Park Avenue Plan Challenges Agencies to Improve Street for Pedestrians

In 1959, when the Brooklyn-Queens Expressway was under construction, Park Avenue in the Wallabout section of Fort Greene and Clinton Hill was converted from a neighborhood street to a service road that would run underneath the new elevated highway. Walking on the street hasn’t been the same since. With 160,000 cars roaring by overhead each day, two lanes in each direction on the surface, and more than 300 parking spaces in the median, the street is not what you would call pedestrian-friendly. It’s also dangerous, with a crash rate higher than three-quarters of Brooklyn streets.

“The Crossover,” where the BQE and Park Avenue part ways, currently functions like a highway merge on surface streets (top). Under a new, community-backed proposal, this location would see major changes to curb speeding and make crossings safer (bottom). Image: MARP/Architecture for Humanity

More than 50 years after Robert Moses and the BQE changed Park Avenue, the Myrtle Avenue Revitalization Project Local Development Corporation (MARP) is pushing to enhance the street for walking and public activity, unveiling a slate of proposals to reduce speeding and improve pedestrian safety [PDF].

In 2009 and 2010, MARP hosted three community workshops as part of an effort to reuse spaces beneath the BQE. Based on community feedback at those events, the group decided to focus on traffic safety. In late 2010, Architecture for Humanity New York joined the project, working with MARP throughout 2011 to conduct research and host workshops. An advisory committee comprised of residents, community organizations and city agencies also helped guide the recommendations. Funding for the report was provided by the Brooklyn Community Foundation.

The recommendations are comprehensive and address everything from litter to traffic signal timing. In May, MARP went before Community Board 2’s transportation committee, which voted unanimously to support the proposals.

Intersections would receive significant upgrades. The plan calls for neckdowns and crosswalk markings on cross-streets along the median. Access points to parking underneath the BQE would be marked as pedestrian crossings, with raised crosswalks and stop signs. At North Portland, Clinton and Clermont Avenues, the report recommends closing auto access to parking under the BQE to improve safety for the higher number of pedestrians crossing Park Avenue at those intersections.
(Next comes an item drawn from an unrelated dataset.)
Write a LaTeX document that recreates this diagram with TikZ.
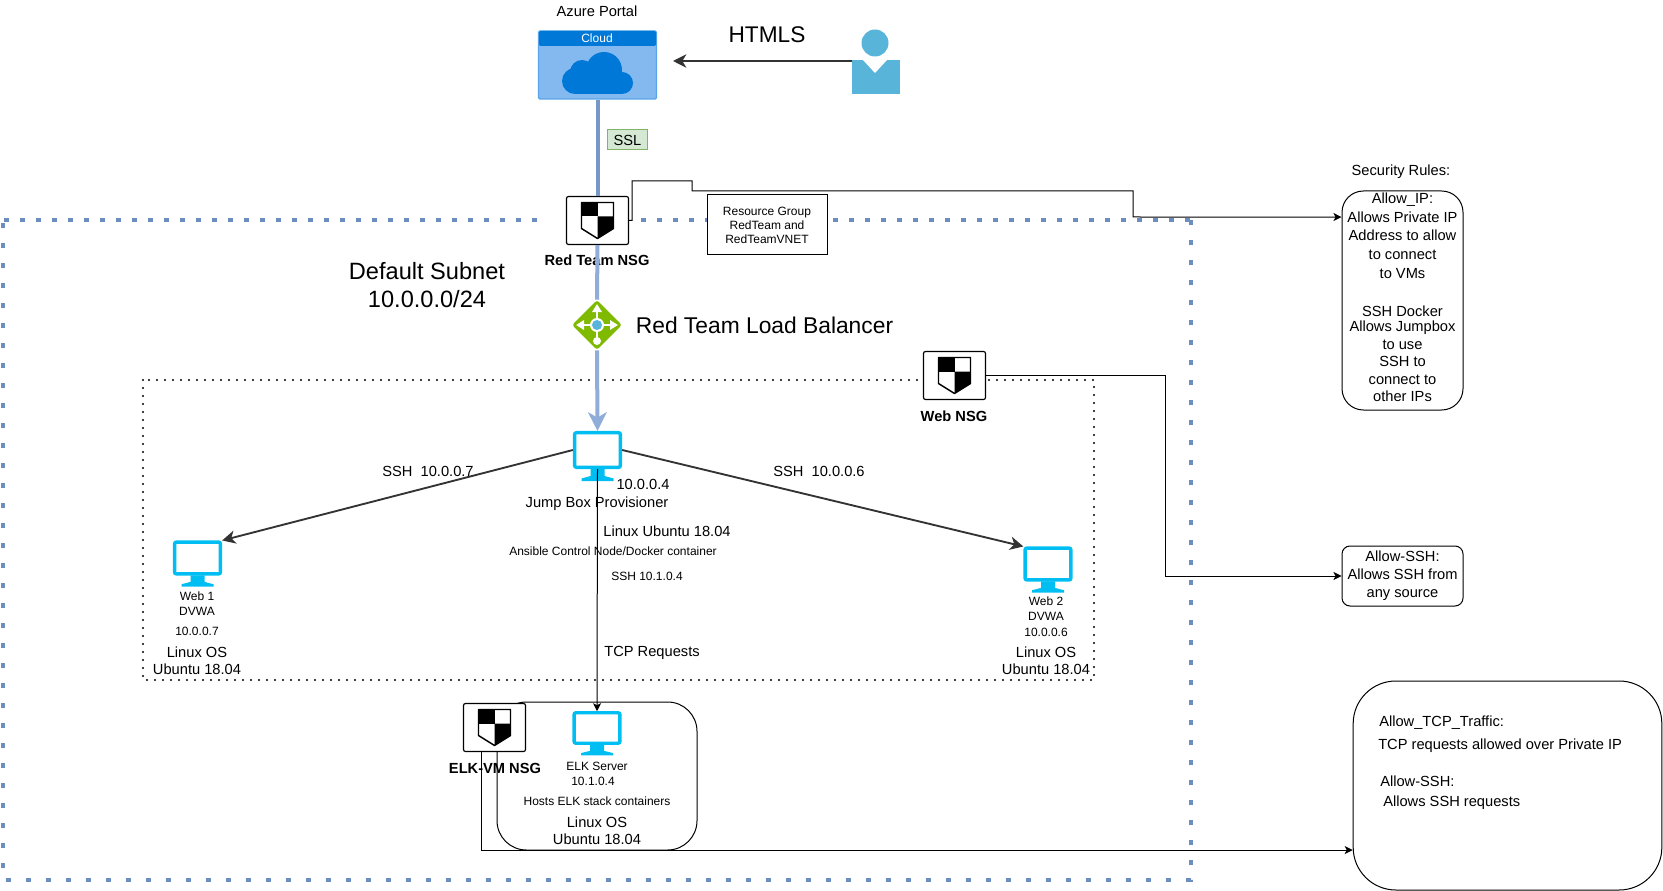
\documentclass[tikz,border=0pt]{standalone}
\usepackage{fontspec}
\setmainfont{Liberation Sans}
\usetikzlibrary{arrows.meta, shapes.geometric}

\definecolor{subnetblue}{HTML}{6C8EBF}
\definecolor{trunkblue}{HTML}{7797C9}
\definecolor{trunklight}{HTML}{90ADDA}
\definecolor{screencyan}{HTML}{00BEF2}
\definecolor{azuredark}{HTML}{0078D7}
\definecolor{azurelight}{HTML}{83B9EE}
\definecolor{azureedge}{HTML}{59A5E8}
\definecolor{personblue}{HTML}{59B4D9}
\definecolor{lbgreen}{HTML}{7FBA00}
\definecolor{sslgreen}{HTML}{82B366}
\definecolor{sslfill}{HTML}{D5E8D4}

\tikzset{
    txt/.style={font=\fontsize{11}{13}\selectfont, inner sep=0pt, align=center},
    tiny/.style={font=\fontsize{9}{10.5}\selectfont, inner sep=0pt, align=center},
    big/.style={font=\fontsize{17}{21}\selectfont, inner sep=0pt, align=center},
    nsglabel/.style={font=\fontsize{11}{13}\selectfont\bfseries, inner sep=0pt},
    nsgbox/.style={draw=black, fill=white, line width=0.9pt, rounded corners=1.5pt,
        minimum width=46.5pt, minimum height=36pt, inner sep=0pt},
    rulebox/.style={draw=black, fill=white, line width=0.75pt, inner sep=0pt},
    link/.style={draw=black, line width=0.75pt, -{Stealth[length=6pt, width=6pt, inset=1.5pt]}},
    sshlink/.style={draw=black!80, line width=1.4pt, -{Stealth[length=10pt, width=10pt, inset=3pt]}},
    trunk/.style={line width=3pt},
    subnet/.style={draw=subnetblue, line width=3.6pt},
    pics/monitor/.style={code={
        \node[transform shape, draw=screencyan, fill=white, line width=2.6pt, rounded corners=1.5pt,
            minimum width=34.4pt, minimum height=26pt, inner sep=0pt] (-s) at (0,0) {};
        \fill[screencyan] (-7,19) -- (7,19) -- (7,26) -- (16,28.5) -- (16,31)
            -- (-16,31) -- (-16,28.5) -- (-7,26) -- cycle;
    }},
    pics/shield/.style={code={
        \fill[black] (-16,-18) rectangle (0,-4);
        \fill[black] (0,-4) -- (16,-4) -- (16,8) -- (0,18) -- cycle;
        \draw[black, line width=1.1pt, line join=round]
            (-16,-18) -- (16,-18) -- (16,8) -- (0,18) -- (-16,8) -- cycle;
    }},
}

\begin{document}
\begin{tikzpicture}[x=0.75pt, y=-0.75pt]
    \useasboundingbox (0,0) rectangle (1663,891);

    % subnet frame
    \coordinate (subTL) at (3,220);
    \coordinate (subTR) at (1191,220);
    \coordinate (subBR) at (1191,880);
    \coordinate (subBL) at (3,880);
    \coordinate (subGapL) at (537,220);
    \coordinate (subGapR) at (641,220);
    \draw[subnet, dash pattern=on 3.6pt off 11.4pt] (subTR) -- (subBR) -- (subBL) -- (subTL);
    \draw[subnet, dash pattern=on 3.6pt off 8.4pt] (subGapL) -- (subTL);
    \draw[subnet, dash pattern=on 3.6pt off 8.4pt] (subGapR) -- (subTR);

    % web subnet frame
    \draw[black, line width=1.7pt, line cap=round, dash pattern=on 0pt off 6pt]
        (143,380) rectangle (1094,680);

    % portal and user
    \node[txt] (portal) at (597,11) {Azure Portal};
    \node[draw=azureedge, fill=azurelight, line width=1pt, rounded corners=1pt,
        minimum width=88.5pt, minimum height=51pt, inner sep=0pt] (cloud) at (597.5,65) {};
    \fill[azuredark, rounded corners=1pt] (539,31) rectangle (656,46);
    \node[tiny, text=white] (cloudhead) at (597,38) {Cloud};
    \fill[azuredark] (604,70) circle (18);
    \fill[azuredark] (582,72) circle (12);
    \fill[azuredark] (575,81) circle (13);
    \fill[azuredark] (622,83) circle (11);
    \fill[azuredark] (575,72) rectangle (622,94);

    \fill[personblue] (875,43) circle (13.5);
    \node[fill=personblue, minimum width=36pt, minimum height=25.5pt, inner sep=0pt] (user) at (876,77) {};
    \fill[white] (863,60) -- (875,73) -- (887,60) -- cycle;
    \coordinate (userport) at (852,61);
    \coordinate (cloudport) at (673,61);
    \draw[sshlink] (userport) -- (cloudport);
    \node[big] (htmls) at (767,35) {HTMLS};

    % NSGs and their labels
    \node[nsglabel] (rednsglabel) at (597,260) {Red Team NSG};
    \node[nsgbox] (rednsg) at (597.5,220.5) {};
    \pic at (rednsg.center) {shield};
    \node[rulebox, tiny, minimum width=90pt, minimum height=45pt] (resgroup) at (767,225)
        {Resource Group\\RedTeam and\\RedTeamVNET};

    % jump box and balancer
    \pic (jump) at (597.5,450) {monitor};
    \node[diamond, aspect=1, fill=lbgreen, rounded corners=2pt, minimum width=37.5pt,
        minimum height=37.5pt, inner sep=0pt] (lb) at (597,325) {};
    \draw[white, line width=1.9pt, -{Triangle[length=6pt, width=7pt]}] (lb.center) -- (597,304);
    \draw[white, line width=1.9pt, -{Triangle[length=6pt, width=7pt]}] (lb.center) -- (576,325);
    \draw[white, line width=1.9pt, -{Triangle[length=6pt, width=7pt]}] (lb.center) -- (618,325);
    \draw[white, line width=1.9pt] (lb.center) -- (597,341);
    \fill[white] (597,341) circle (4);
    \fill[white] (lb.center) circle (7);
    \fill[personblue] (lb.center) circle (5);

    \draw[trunk, draw=trunkblue] (cloud.south) -- (rednsg.north);
    \draw[trunk, draw=trunklight] (rednsg.south) -- (lb.north);
    \draw[trunk, draw=trunklight, -{Stealth[length=14pt, width=14pt, inset=4pt]}] (lb.south) -- (jump-s.north);
    \node[draw=sslgreen, fill=sslfill, line width=0.75pt, minimum width=30.5pt, minimum height=15pt,
        inner sep=0pt, font=\fontsize{11}{13}\selectfont] (ssl) at (627.5,140) {SSL};
    \node[big, font=\fontsize{17.1}{21}\selectfont] (lbtext) at (764.5,325) {Red Team Load Balancer};
    \node[big, font=\fontsize{17.7}{21}\selectfont] (subnettext) at (427,285) {Default Subnet\\10.0.0.0/24};

    % web NSG
    \node[nsgbox] (webnsg) at (954.5,375.5) {};
    \pic at (webnsg.center) {shield};
    \node[nsglabel] (webnsglabel) at (954,416) {Web NSG};

    % web servers
    \pic[yscale=0.92] (webone) at (197.5,558) {monitor};
    \pic[yscale=0.92] (webtwo) at (1048,564) {monitor};
    \draw[sshlink] (jump-s.west) -- (webone-s.north east);
    \draw[sshlink] (jump-s.east) -- (webtwo-s.north west);
    \node[txt] (sshone) at (428,471) {SSH~~10.0.0.7};
    \node[txt] (sshtwo) at (819,471) {SSH~~10.0.0.6};

    \node[tiny, font=\fontsize{9}{11.2}\selectfont] (webonename) at (197,603.5) {Web 1\\DVWA};
    \node[tiny] (webonetip) at (197,631) {10.0.0.7};
    \node[txt] (webonesys) at (197,660.5) {Linux OS\\Ubuntu 18.04};
    \node[tiny, font=\fontsize{9}{11.2}\selectfont] (webtwoname) at (1046,608.5) {Web 2\\DVWA};
    \node[tiny] (webtwotip) at (1046,632) {10.0.0.6};
    \node[txt] (webtwosys) at (1046,661) {Linux OS\\Ubuntu 18.04};

    % elk group
    \draw[black, line width=0.75pt, rounded corners=22pt] (497,702) rectangle (697,850);
    \pic[yscale=0.88] (elk) at (597,728) {monitor};
    \node[nsgbox] (elknsg) at (494.5,727.5) {};
    \pic at (elknsg.center) {shield};
    \node[nsglabel] (elknsglabel) at (495,768) {ELK-VM NSG};
    \node[tiny] (elkname) at (597,766) {ELK Server};
    \node[tiny] (elkip) at (593,781) {10.1.0.4};
    \node[tiny] (elkhost) at (597,801) {Hosts ELK stack containers};
    \node[txt] (elksys) at (597,830.5) {Linux OS\\Ubuntu 18.04};

    % jump box texts
    \draw[link] (jump-s.south) -- (elk-s.north);
    \node[txt] (jumpip) at (643,484) {10.0.0.4};
    \node[txt] (jumpname) at (597,504) {Jump Box Provisioner};
    \node[txt] (jumpos) at (667,531) {Linux Ubuntu 18.04};
    \node[tiny] (jumpansible) at (613,551) {Ansible Control Node/Docker container};
    \node[tiny] (jumpssh) at (647,576) {SSH 10.1.0.4};
    \node[txt] (tcpreq) at (652,652.5) {TCP Requests};

    % rule boxes
    \node[txt] (rulestitle) at (1401,172) {Security Rules:};
    \node[rulebox, rounded corners=16pt, minimum width=90.75pt, minimum height=164.25pt] (iprules) at (1402.5,300.5) {};
    \node[txt, font=\fontsize{11}{14}\selectfont] (iptext) at (1402.5,235.5) {Allow\_IP:\\Allows Private IP\\Address to allow\\to connect\\to VMs};
    \node[txt, font=\fontsize{11}{13.2}\selectfont] (dockertext) at (1402.5,354) {SSH Docker\\[-2pt]Allows Jumpbox\\to use\\SSH to\\connect to\\other IPs};
    \node[rulebox, txt, rounded corners=6pt, minimum width=90.75pt, minimum height=45pt,
        font=\fontsize{11}{13.5}\selectfont] (sshrules) at (1402.5,576) {Allow-SSH:\\Allows SSH from\\any source};
    \node[rulebox, rounded corners=32pt, minimum width=231.5pt, minimum height=156.75pt] (tcprules) at (1507.5,785.5) {};
    \node[txt, anchor=west] (tcptitle) at (1379,723) {Allow\_TCP\_Traffic:};
    \node[txt, anchor=west] (tcptext) at (1378,746) {TCP requests allowed over Private IP};
    \node[txt, anchor=west] (tcpssh) at (1380,781) {Allow-SSH:};
    \node[txt, anchor=west] (tcpsshtext) at (1383,803) {Allows SSH requests};

    % rule connectors
    \draw[link] (rednsg.east) -- (632,220.5) -- (632,181) -- (692,181) -- (692,191)
        -- (1133,191) -- (1133,217) -- ([yshift=62.6pt]iprules.west);
    \draw[link] (webnsg.east) -| (1165,576) -- (sshrules.west);
    \draw[link] ([xshift=-9.4pt]elknsg.south) |- ([yshift=-48.4pt]tcprules.west);
\end{tikzpicture}
\end{document}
Perhaps the knottiest location is at the eastern end of the corridor at “the Crossover,” where the BQE bends north and westbound Park Avenue curves beneath the expressway. The absence of crosswalks and the highway ramp-like design of this location encourage speeding and make crossing difficult. In 2010, cyclist Stefanos Tsigrimanis was killed by a driver at this location. MARP’s proposal would eliminate the crossover, directing westbound traffic on Park Avenue to cross under the BQE at Grand Avenue. This creates a large space underneath the BQE that could be used for community events or parking.

Traffic volumes on Park are low enough, the report says, to justify converting one of the two lanes in each direction to parallel parking outside of rush hour. Currently, parking is only allowed on the outside lanes of the corridor, but not along the median. Median-side parking would reduce speeding when traffic volumes are low. It is also less expensive than curb extensions and could be implemented almost immediately.

Typical intersection improvements include curb extensions and new crosswalks. Image: MARP/Architecture for Humanity

Additionally, the report recommends adding street trees to reduce speeding and provide greenery, daylighting intersections by removing parking (which would improve visibility for drivers and pedestrians), and adding bus bulbs for the four busiest bus stops on Park Avenue: eastbound at Carlton Avenue and westbound at Washington Avenue, Carlton Avenue and North Portland Street.

The report calls on NYPD to increase speeding enforcement, especially during hours with the highest pedestrian volumes. The 88th Precinct, which covers the entire Park Avenue study area, issued 29 speeding tickets in 2012 as of July. More than three times as many tickets were issued for tinted windows. In all of 2011, the precinct issued 42 speeding tickets. That’s less than one a week.

Stormwater management is also a concern along the corridor. MARP is asking the New York State DOT to fix leaky drainage pipes from the BQE. Where the sidewalk is too narrow for street trees, the report proposes tree bump-outs that can handle stormwater runoff from the street. MARP has also partnered with planning and engineering firm AKRF on preliminary designs for a planter near Steuben Street that would collect runoff from the BQE drainage pipes.

“We’ve been communicating with various agencies throughout the process,” said MARP Deputy Director Meredith Phillips Almeida in a statement, “but it is important that we continue to show there is broad-based community support for making these improvements as soon as possible.”